Портал этой сцены, изображающий восточный шатёр, был задрапирован пламеневидным шитьём, в котором заранее угадывается всё, что произойдёт на пустых подмостках по хлопку фокусника: причудливые лучащиеся фигуры, порхающие бабочки, полузвери и одалиски, рассыпающиеся драгоценности – всё, что выныривало, играло и пропадало в чернильной темноте за рампой. Мы бы сказали, что всё это похоже на сон или на те известные нам по книгам минуты необъяснимого появления, – раздвигающие реальность живописные анфилады, – в которые сон заставляет верить. Загадка сомнительных средств художника – ничто перед тайной и правдой воздействия, которое оказывает его искусство. Во всяком случае, чудо должно быть хорошо обосновано, чтобы его заметили и чтобы затем публика получала удовольствие от того, как оно изображено на подмостках завуалированного чёрным бархатом кабинета, на экране или с помощью специальных очков.

Жизнь, как убеждает опыт, скорее полупрозрачна, чем неисчерпаема, и это позволяет ей скрывать от нас столько неведомого, сколько необходимо раскрыть в будущем. В размеренности её можно прожить в здравом уме и в пределах того, что он знает или может себе представить, дорисовывая неизвестность фантазией. Однако во времена беспорядка мир, определяющий эту жизнь и продолжающийся за её пределами, невидимо овладевает воображением и задаёт вопрос. Внутренний мрак пронизывает происходящее. В такой атмосфере страх переходит в исступление перед прозрачностью этого внутреннего мрака, отчётливостью, с которой делирий прорывается в событиях жизни и заставляет искать её смысл вовне. Это состояние произвола, надежда и вместе с тем непреодолимый ужас перед лицом иного.
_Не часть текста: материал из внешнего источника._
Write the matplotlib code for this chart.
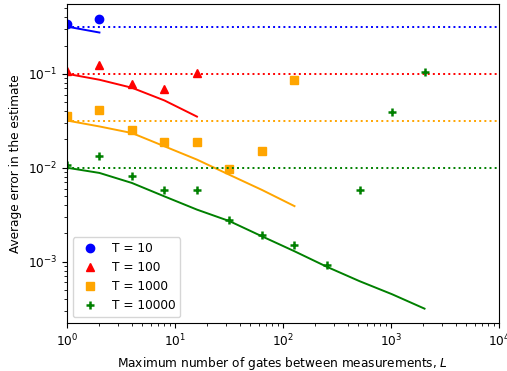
import numpy as np
from matplotlib import pyplot as plt

plt.rcParams['font.size'] = 8.75

# measured points (scatter)
L_pts = [1, 2, 4, 8, 16, 32, 64, 128, 256, 512, 1024, 2048]
err_T10 = [0.34, 0.387]
err_T100 = [0.108, 0.125, 0.078, 0.069, 0.103]
err_T1000 = [0.0357, 0.0414, 0.0254, 0.0186, 0.0188, 0.0097, 0.0149, 0.085]
err_T10000 = [0.0108, 0.0132, 0.00808, 0.00574, 0.00574, 0.0028, 0.0019,
              0.00152, 0.00091, 0.0058, 0.039, 0.104]

# predicted curves
pred_T10 = [0.318, 0.275]
pred_T100 = [0.1, 0.0864, 0.071, 0.052, 0.035]
pred_T1000 = [0.0318, 0.0275, 0.0234, 0.0169, 0.0122, 0.0084, 0.0058, 0.0039]
pred_T10000 = [0.01, 0.0088, 0.00688, 0.00495, 0.00358, 0.0027, 0.00186,
               0.00129, 0.00088, 0.00062, 0.00045, 0.000316]

T_vals = [10, 100, 1000, 10000]
colors = ['blue', 'red', 'orange', 'green']
markers = ['o', '^', 's', '+']
meas = [err_T10, err_T100, err_T1000, err_T10000]
preds = [pred_T10, pred_T100, pred_T1000, pred_T10000]

fig = plt.figure(figsize=(5.07, 3.71), dpi=100)
ax = fig.add_axes([0.132, 0.129, 0.852, 0.860])

for T, c, m, e, p in zip(T_vals, colors, markers, meas, preds):
    n = len(e)
    ax.plot(L_pts[:len(p)], p, color=c, linewidth=1.4)
    ax.axhline(1 / np.sqrt(T), color=c, linestyle=':', linewidth=1.4)
    if m == '+':
        ax.plot(L_pts[:n], e, linestyle='none', marker=m, color=c,
                markersize=6, markeredgewidth=1.8, label="T = %d" % T)
    else:
        ax.plot(L_pts[:n], e, linestyle='none', marker=m, color=c,
                markersize=6, label="T = %d" % T)

ax.set_xscale('log')
ax.set_yscale('log')
ax.set_xlim(1, 1e4)
ax.set_xlabel("Maximum number of gates between measurements, $L$")
ax.set_ylabel("Average error in the estimate")
ax.legend(loc='lower left')

fig.savefig('out.png', dpi=100)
Всё это, разумеется, ничего не меняет ни на улице, ни в гостиных. Но неловкость, которая обычно слышна в темнеющем зале кинотеатра, устанавливается. Теперь предположим, – как это принято в литературе и чего никогда не случается в жизни, – что однажды пути пёстрых личностей какого-то приблизительного круга пересеклись так, чтобы они смогли всё рассказать. Однако вряд ли произошли бы попытки вернуть себе краски жизни чужими глазами, и вряд ли это были бы минуты исповедей. Это собрание было бы всего лишь предлогом, и его общий дух был бы всего лишь глотком для храбрости, потому что во мраке, которого не развеять ни люстрам, ни огонькам сигарет, ни окнам, распахнутым на солнце, ничего не важно, кроме самого звука собственного голоса. Следует убедиться, что, едва вырвавшись, этот голос и его прошлые фразы покидают тебя с каждой минутой, отчуждаются, вступают в некий хор, в котором наконец появляется нечто невнятно новое, возможность по-настоящему слышать и становиться. Мы бы оказались на пиру Домициана, где над прошлым и его надеждами возводится всё растворяющая в темноте бутафория страха.